Trump's relations with the rest of the West improve somewhat, mostly because right-wing nationalism becomes the dominant political force in much of Europe. Trump remains unpopular internationally and the leaders try not to be seen to be supportive of him, but Trump gets along better with them all the same. By 2024, most of Europe is ruled by parties or coalitions with substantial right-wing populist elements. Macron is defeated in 2022 and replaced with an ardently right-wing LR president, who wins in part by shifting right and getting votes from FN voters; Marion Le Pen gets barely half her mother's total. Merkel chooses not to run in 2021 as the CDU is taken over by people with considerably tougher stances on immigration and multiculturalism; they nearly gain an outright majority Bundestag as AfD contracts in those elections and easily govern with the FDP. Trudeau and the Liberals are re-elected in 2019 but are forced to rely on the NDP in a confidence-and-supply arrangement; this fails during the 2022 recession, and Doug Ford's Conservatives win the ensuing election in a landslide. The only large country to visibly shift left is the UK, where Labour wins easily following the Brexit debacle and Corbyn becomes PM.
Relations with North Korea go through cycles of threats/missile+nuke tests/etc and friendly periods; the status quo more or less remains. Relations with Russia continue to be chummy, and Trump eagerly follows his suggestion for funding for human rights organizations to be cut. Freedom House downgrades the US to "Partly Free" - why not tell the truth now that it's no longer being funded? Relations with China continued to be strained because of his erratic tariff policy; the incident in 2020 where he agreed to lower tariffs only to raise them in response to a perceived slight on Twitter was especially problematic. But there is nothing resembling a military conflict.

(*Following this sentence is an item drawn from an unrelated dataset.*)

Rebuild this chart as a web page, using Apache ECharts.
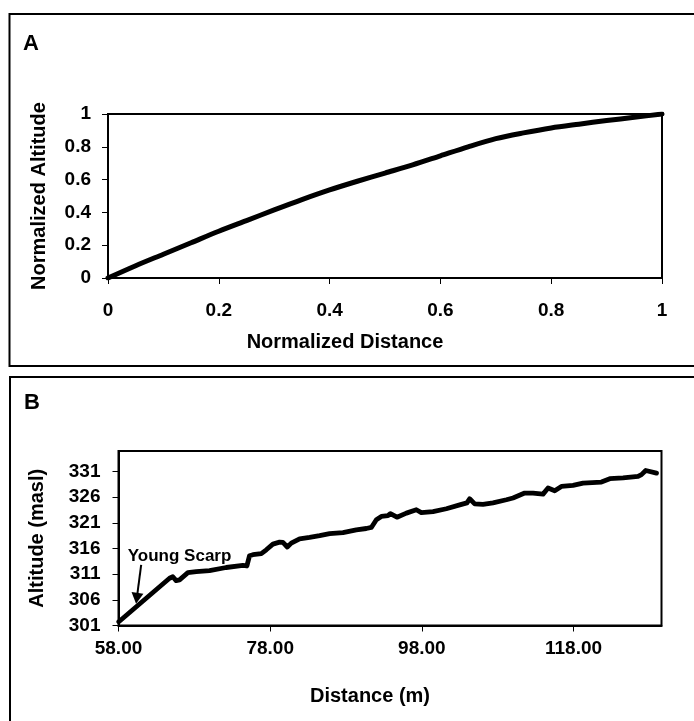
<!DOCTYPE html>
<html>
<head>
<meta charset="utf-8">
<title>Longitudinal profiles</title>
<script src="https://cdn.jsdelivr.net/npm/echarts@6/dist/echarts.min.js"></script>
<style>
  html, body { margin: 0; padding: 0; background: #fff; }
  #chart { width: 694px; height: 721px; }
</style>
</head>
<body>
<div id="chart"></div>
<script>
// Panel A: normalized profile
const normDistance = [0, 0.05, 0.1, 0.15, 0.2, 0.25, 0.3, 0.35, 0.4, 0.45, 0.5,
  0.55, 0.6, 0.65, 0.7, 0.75, 0.8, 0.85, 0.9, 0.95, 1];
const normAltitude = [0, 0.075, 0.145, 0.215, 0.285, 0.35, 0.415, 0.478, 0.537, 0.59, 0.64,
  0.69, 0.745, 0.8, 0.85, 0.885, 0.915, 0.938, 0.96, 0.98, 1];
const normTicks = [0, 0.2, 0.4, 0.6, 0.8, 1];

// Panel B: measured profile (distance in m, altitude in m a.s.l.)
const distanceM = [58.04, 64.73, 65.16, 65.6, 66.05, 67.15, 68.25, 70.0, 72.2, 74.4,
  74.93, 75.28, 75.72, 76.83, 77.49, 78.36, 79.24, 79.68, 80.26, 80.78,
  81.88, 83.2, 84.52, 85.84, 87.6, 89.36, 90.68, 91.34, 92.0, 92.66,
  93.53, 93.85, 94.72, 95.96, 97.27, 97.93, 99.47, 101.23, 102.99, 103.95,
  104.3, 104.97, 106.06, 107.38, 109.15, 110.02, 111.56, 112.66, 113.98, 114.64,
  115.52, 116.4, 117.93, 119.25, 121.68, 122.78, 124.53, 126.51, 126.96, 127.52,
  128.94];
const altitudeM = [301.74, 310.2, 310.5, 309.75, 309.9, 311.3, 311.5, 311.7, 312.3, 312.7,
  312.6, 314.6, 314.8, 315.0, 315.75, 316.85, 317.25, 317.2, 316.3, 317.05,
  317.9, 318.15, 318.5, 318.9, 319.1, 319.65, 319.9, 320.1, 321.6, 322.25,
  322.4, 322.8, 322.1, 322.9, 323.55, 323.0, 323.2, 323.75, 324.5, 324.9,
  325.7, 324.7, 324.6, 324.9, 325.5, 325.85, 326.8, 326.8, 326.6, 327.8,
  327.25, 328.1, 328.3, 328.75, 328.95, 329.6, 329.75, 330.05, 330.4, 331.2,
  330.7];
const distanceTicks = [58, 78, 98, 118];
const altitudeTicks = [301, 306, 311, 316, 321, 326, 331];

// "Young Scarp" annotation: label anchor and arrow (tail, head) in data units
const scarpLabel = [66.05, 314.4];
const scarpArrow = [[60.99, 312.8], [60.41, 306.3]];

const FONT = "'Liberation Sans', Arial, Helvetica, sans-serif";
const tickText = { color: '#000', fontFamily: FONT, fontWeight: 'bold', fontSize: 19 };
const nameText = { color: '#000', fontFamily: FONT, fontWeight: 'bold', fontSize: 20 };

function zip(xs, ys) { return xs.map((x, i) => [x, ys[i]]); }

const axisCommon = {
  type: 'value',
  splitLine: { show: false },
  axisLine: { show: true, onZero: false, lineStyle: { color: '#000', width: 2 } },
  axisTick: { show: true, length: 6, lineStyle: { color: '#000', width: 1 } }
};

const chart = echarts.init(document.getElementById('chart'), null, { renderer: 'canvas' });

chart.setOption({
  animation: false,
  backgroundColor: '#fff',
  graphic: [
    { type: 'rect', shape: { x: 9.5, y: 14, width: 720, height: 352 },
      style: { fill: 'none', stroke: '#000', lineWidth: 2 }, silent: true },
    { type: 'rect', shape: { x: 10, y: 377, width: 720, height: 400 },
      style: { fill: 'none', stroke: '#000', lineWidth: 2 }, silent: true },
    { type: 'text', left: 23, top: 33,
      style: { text: 'A', fontFamily: FONT, fontWeight: 'bold', fontSize: 22, fill: '#000' } },
    { type: 'text', left: 24, top: 392,
      style: { text: 'B', fontFamily: FONT, fontWeight: 'bold', fontSize: 22, fill: '#000' } }
  ],
  grid: [
    { left: 108, top: 114, width: 554, height: 164,
      show: true, borderColor: '#000', borderWidth: 2, backgroundColor: 'transparent' },
    { left: 118.5, top: 451, width: 543, height: 174.5,
      show: true, borderColor: '#000', borderWidth: 2, backgroundColor: 'transparent' }
  ],
  xAxis: [
    Object.assign({}, axisCommon, {
      gridIndex: 0, min: 0, max: 1,
      axisTick: Object.assign({}, axisCommon.axisTick, { customValues: normTicks }),
      axisLabel: Object.assign({}, tickText, { margin: 23, customValues: normTicks }),
      name: 'Normalized Distance', nameLocation: 'middle', nameGap: 54,
      nameTextStyle: Object.assign({}, nameText, { padding: [0, 80, 0, 0] })
    }),
    Object.assign({}, axisCommon, {
      gridIndex: 1, min: 58, max: 129.6,
      axisTick: Object.assign({}, axisCommon.axisTick, { customValues: distanceTicks }),
      axisLabel: Object.assign({}, tickText, { margin: 14, customValues: distanceTicks,
        formatter: v => v.toFixed(2) }),
      name: 'Distance (m)', nameLocation: 'middle', nameGap: 61,
      nameTextStyle: Object.assign({}, nameText, { padding: [0, 40, 0, 0] })
    })
  ],
  yAxis: [
    Object.assign({}, axisCommon, {
      gridIndex: 0, min: 0, max: 1,
      axisTick: Object.assign({}, axisCommon.axisTick, { customValues: normTicks }),
      axisLabel: Object.assign({}, tickText, { margin: 17, customValues: normTicks }),
      name: 'Normalized Altitude', nameLocation: 'middle', nameGap: 59,
      nameTextStyle: nameText
    }),
    Object.assign({}, axisCommon, {
      gridIndex: 1, min: 301, max: 335,
      axisTick: Object.assign({}, axisCommon.axisTick, { customValues: altitudeTicks }),
      axisLabel: Object.assign({}, tickText, { margin: 18, customValues: altitudeTicks }),
      name: 'Altitude (masl)', nameLocation: 'middle', nameGap: 71,
      nameTextStyle: nameText
    })
  ],
  series: [
    {
      type: 'line', xAxisIndex: 0, yAxisIndex: 0,
      data: zip(normDistance, normAltitude),
      showSymbol: false, smooth: 0.3,
      lineStyle: { color: '#000', width: 5, join: 'round', cap: 'round' }
    },
    {
      type: 'line', xAxisIndex: 1, yAxisIndex: 1,
      data: zip(distanceM, altitudeM),
      showSymbol: false,
      lineStyle: { color: '#000', width: 4.8, join: 'round', cap: 'round' },
      markLine: {
        silent: true, symbol: ['none', 'triangle'], symbolSize: [12, 11],
        label: { show: false },
        lineStyle: { color: '#000', width: 2, type: 'solid' },
        emphasis: { disabled: true },
        data: [[{ coord: scarpArrow[0] }, { coord: scarpArrow[1] }]]
      },
      markPoint: {
        silent: true, symbol: 'circle', symbolSize: 0,
        label: { show: true, position: 'inside', formatter: 'Young Scarp',
          color: '#000', fontFamily: FONT, fontWeight: 'bold', fontSize: 17 },
        data: [{ coord: scarpLabel }]
      }
    }
  ]
});
</script>
</body>
</html>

The Democrats do finally win the Presidency in 2024; Trump's approval rating remains at 30% as the "recovery" from the crash in 2022 grinds on. They even manage to win both the House and Senate narrowly. They'll lose the House in a landslide in 2026 thanks to their gerrymandering disadvantages, and practically nothing gets through the Senate due to the filibuster. But it will be fun while it lasts.